■ Problem description
Transcribe all of the data exactly. Omit the pictures.

==================================================

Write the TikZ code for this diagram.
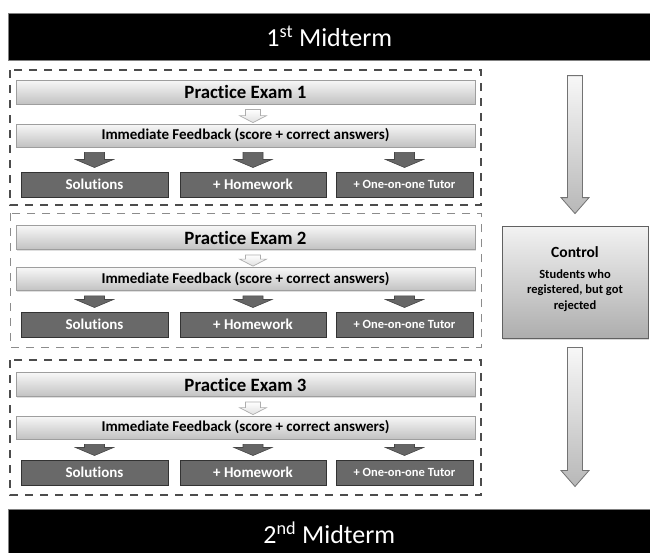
\documentclass[tikz,border=0pt]{standalone}
\usepackage{fontspec}
\setmainfont{Carlito}[Ligatures={NoCommon}]
\usetikzlibrary{calc,shadows}
\newcommand\blockarrow[6]{%
  \path[#1] let \p1=#2, \p2=#3 in
    (\x1-#4,\y1) -- (\x1+#4,\y1) -- (\x1+#4,\y2+#6) -- (\x1+#5,\y2+#6)
    -- (\x1,\y2) -- (\x1-#5,\y2+#6) -- (\x1-#4,\y2+#6) -- cycle;}
\begin{document}
\begin{tikzpicture}[x=1pt,y=-1pt,
  midbar/.style={fill=black,draw=black!50,line width=0.6pt,text=white,inner sep=0pt,
    minimum width=648pt,minimum height=47pt,font=\fontsize{26}{30}\selectfont},
  lightbar/.style={draw=black!38,line width=0.8pt,top color=black!3,bottom color=black!24,
    inner sep=0pt,minimum width=459pt,
    drop shadow={shadow xshift=0.8pt,shadow yshift=-1pt,opacity=0.25}},
  examtitle/.style={lightbar,minimum height=24pt,font=\bfseries\fontsize{18.8}{22}\selectfont},
  feedback/.style={lightbar,minimum height=23pt,font=\bfseries\fontsize{15}{18}\selectfont},
  darkbox/.style={fill=black!59,draw=black!80,line width=1pt,text=white,inner sep=0pt,
    minimum height=25pt,font=\bfseries\fontsize{15}{18}\selectfont},
  darkarrow/.style={fill=black!60,draw=black!72,line width=0.6pt},
  hollowarrow/.style={top color=white,bottom color=black!12,draw=black!32,line width=0.7pt},
  bigarrow/.style={top color=black!3,bottom color=black!28,draw=black!55,line width=0.8pt},
  dashbox/.style={dashed,dash pattern=on 8pt off 7pt,line width=#1},
  ctrlbox/.style={top color=black!5,bottom color=black!32,draw=black!62,line width=0.8pt,
    inner sep=0pt,minimum width=146pt,minimum height=112pt,
    drop shadow={shadow xshift=1.2pt,shadow yshift=-1.5pt,opacity=0.3}},
  ctrltext/.style={inner sep=0pt,align=center,font=\bfseries\fontsize{12.5}{15.5}\selectfont}
]
\useasboundingbox (0,0) rectangle (650,552);
\fill[white] (0,0) rectangle (650,552);

% Midterm bars
\node[midbar,anchor=north west] (mt1) at (8,13) {\hspace*{-6pt}1\textsuperscript{st} Midterm};
\node[midbar,anchor=north west] (mt2) at (8,508.5) {\hspace*{-6pt}2\textsuperscript{nd} Midterm};

% Practice blocks
\foreach \i/\dt/\db/\ey/\fy/\by/\dc/\dw in
  {1/70/205/92/135.5/184.5/black!70/1.6pt,
   2/213/347/237.5/279/324.5/black!45/1pt,
   3/360/495/384.5/427.5/472.5/black!70/1.6pt}{
  \draw[dashbox=\dw,draw=\dc] (10,\dt) rectangle (481,\db);
  \node[examtitle] (pe\i) at (245.5,\ey) {Practice Exam \i};
  \node[feedback] (fb\i) at (245.5,\fy) {Immediate Feedback (score + correct answers)};
  \node[darkbox,minimum width=147pt] (sol\i) at (94.5,\by) {Solutions};
  \node[darkbox,minimum width=146pt] (hw\i) at (253,\by) {+ Homework};
  \node[darkbox,minimum width=137pt,font=\bfseries\fontsize{12.5}{15}\selectfont] (tut\i) at (404.5,\by) {+ One-on-one Tutor};
  \blockarrow{hollowarrow}{($(pe\i.south)+(7.5,5)$)}{($(fb\i.north)+(7.5,-1)$)}{7.5pt}{13.5pt}{7pt}
  \blockarrow{darkarrow}{($(fb\i.south -| sol\i.north)+(0,5)$)}{($(sol\i.north)+(0,-4)$)}{10pt}{19pt}{8pt}
  \blockarrow{darkarrow}{($(fb\i.south -| hw\i.north)+(0,5)$)}{($(hw\i.north)+(0,-4)$)}{10pt}{19pt}{8pt}
  \blockarrow{darkarrow}{($(fb\i.south -| tut\i.north)+(0,5)$)}{($(tut\i.north)+(0,-4)$)}{10pt}{19pt}{8pt}
}

% Control column
\node[ctrlbox] (ctrl) at (575,282) {};
\node[inner sep=0pt,font=\bfseries\fontsize{15.5}{18}\selectfont] (ctrltitle) at (575,252) {Control};
\node[ctrltext] (ctrlsub) at (575,290.5) {Students who\\registered, but got\\rejected};
\blockarrow{bigarrow}{($(mt1.south -| ctrl.north)+(0,15)$)}{($(ctrl.north)+(0,-12)$)}{7.5pt}{14pt}{16pt}
\blockarrow{bigarrow}{($(ctrl.south)+(0,9)$)}{($(mt2.north -| ctrl.south)+(0,-22)$)}{7.5pt}{14pt}{16pt}
\end{tikzpicture}
\end{document}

==================================================

■ Output below
Write the TikZ code for this diagram.
\documentclass[tikz,border=0pt]{standalone}
\usepackage{fontspec}
\setmainfont{Carlito}[Ligatures={NoCommon}]
\usetikzlibrary{calc,shadows}
\newcommand\blockarrow[6]{%
  \path[#1] let \p1=#2, \p2=#3 in
    (\x1-#4,\y1) -- (\x1+#4,\y1) -- (\x1+#4,\y2+#6) -- (\x1+#5,\y2+#6)
    -- (\x1,\y2) -- (\x1-#5,\y2+#6) -- (\x1-#4,\y2+#6) -- cycle;}
\begin{document}
\begin{tikzpicture}[x=1pt,y=-1pt,
  midbar/.style={fill=black,draw=black!50,line width=0.6pt,text=white,inner sep=0pt,
    minimum width=648pt,minimum height=47pt,font=\fontsize{26}{30}\selectfont},
  lightbar/.style={draw=black!38,line width=0.8pt,top color=black!3,bottom color=black!24,
    inner sep=0pt,minimum width=459pt,
    drop shadow={shadow xshift=0.8pt,shadow yshift=-1pt,opacity=0.25}},
  examtitle/.style={lightbar,minimum height=24pt,font=\bfseries\fontsize{18.8}{22}\selectfont},
  feedback/.style={lightbar,minimum height=23pt,font=\bfseries\fontsize{15}{18}\selectfont},
  darkbox/.style={fill=black!59,draw=black!80,line width=1pt,text=white,inner sep=0pt,
    minimum height=25pt,font=\bfseries\fontsize{15}{18}\selectfont},
  darkarrow/.style={fill=black!60,draw=black!72,line width=0.6pt},
  hollowarrow/.style={top color=white,bottom color=black!12,draw=black!32,line width=0.7pt},
  bigarrow/.style={top color=black!3,bottom color=black!28,draw=black!55,line width=0.8pt},
  dashbox/.style={dashed,dash pattern=on 8pt off 7pt,line width=#1},
  ctrlbox/.style={top color=black!5,bottom color=black!32,draw=black!62,line width=0.8pt,
    inner sep=0pt,minimum width=146pt,minimum height=112pt,
    drop shadow={shadow xshift=1.2pt,shadow yshift=-1.5pt,opacity=0.3}},
  ctrltext/.style={inner sep=0pt,align=center,font=\bfseries\fontsize{12.5}{15.5}\selectfont}
]
\useasboundingbox (0,0) rectangle (650,552);
\fill[white] (0,0) rectangle (650,552);

% Midterm bars
\node[midbar,anchor=north west] (mt1) at (8,13) {\hspace*{-6pt}1\textsuperscript{st} Midterm};
\node[midbar,anchor=north west] (mt2) at (8,508.5) {\hspace*{-6pt}2\textsuperscript{nd} Midterm};

% Practice blocks
\foreach \i/\dt/\db/\ey/\fy/\by/\dc/\dw in
  {1/70/205/92/135.5/184.5/black!70/1.6pt,
   2/213/347/237.5/279/324.5/black!45/1pt,
   3/360/495/384.5/427.5/472.5/black!70/1.6pt}{
  \draw[dashbox=\dw,draw=\dc] (10,\dt) rectangle (481,\db);
  \node[examtitle] (pe\i) at (245.5,\ey) {Practice Exam \i};
  \node[feedback] (fb\i) at (245.5,\fy) {Immediate Feedback (score + correct answers)};
  \node[darkbox,minimum width=147pt] (sol\i) at (94.5,\by) {Solutions};
  \node[darkbox,minimum width=146pt] (hw\i) at (253,\by) {+ Homework};
  \node[darkbox,minimum width=137pt,font=\bfseries\fontsize{12.5}{15}\selectfont] (tut\i) at (404.5,\by) {+ One-on-one Tutor};
  \blockarrow{hollowarrow}{($(pe\i.south)+(7.5,5)$)}{($(fb\i.north)+(7.5,-1)$)}{7.5pt}{13.5pt}{7pt}
  \blockarrow{darkarrow}{($(fb\i.south -| sol\i.north)+(0,5)$)}{($(sol\i.north)+(0,-4)$)}{10pt}{19pt}{8pt}
  \blockarrow{darkarrow}{($(fb\i.south -| hw\i.north)+(0,5)$)}{($(hw\i.north)+(0,-4)$)}{10pt}{19pt}{8pt}
  \blockarrow{darkarrow}{($(fb\i.south -| tut\i.north)+(0,5)$)}{($(tut\i.north)+(0,-4)$)}{10pt}{19pt}{8pt}
}

% Control column
\node[ctrlbox] (ctrl) at (575,282) {};
\node[inner sep=0pt,font=\bfseries\fontsize{15.5}{18}\selectfont] (ctrltitle) at (575,252) {Control};
\node[ctrltext] (ctrlsub) at (575,290.5) {Students who\\registered, but got\\rejected};
\blockarrow{bigarrow}{($(mt1.south -| ctrl.north)+(0,15)$)}{($(ctrl.north)+(0,-12)$)}{7.5pt}{14pt}{16pt}
\blockarrow{bigarrow}{($(ctrl.south)+(0,9)$)}{($(mt2.north -| ctrl.south)+(0,-22)$)}{7.5pt}{14pt}{16pt}
\end{tikzpicture}
\end{document}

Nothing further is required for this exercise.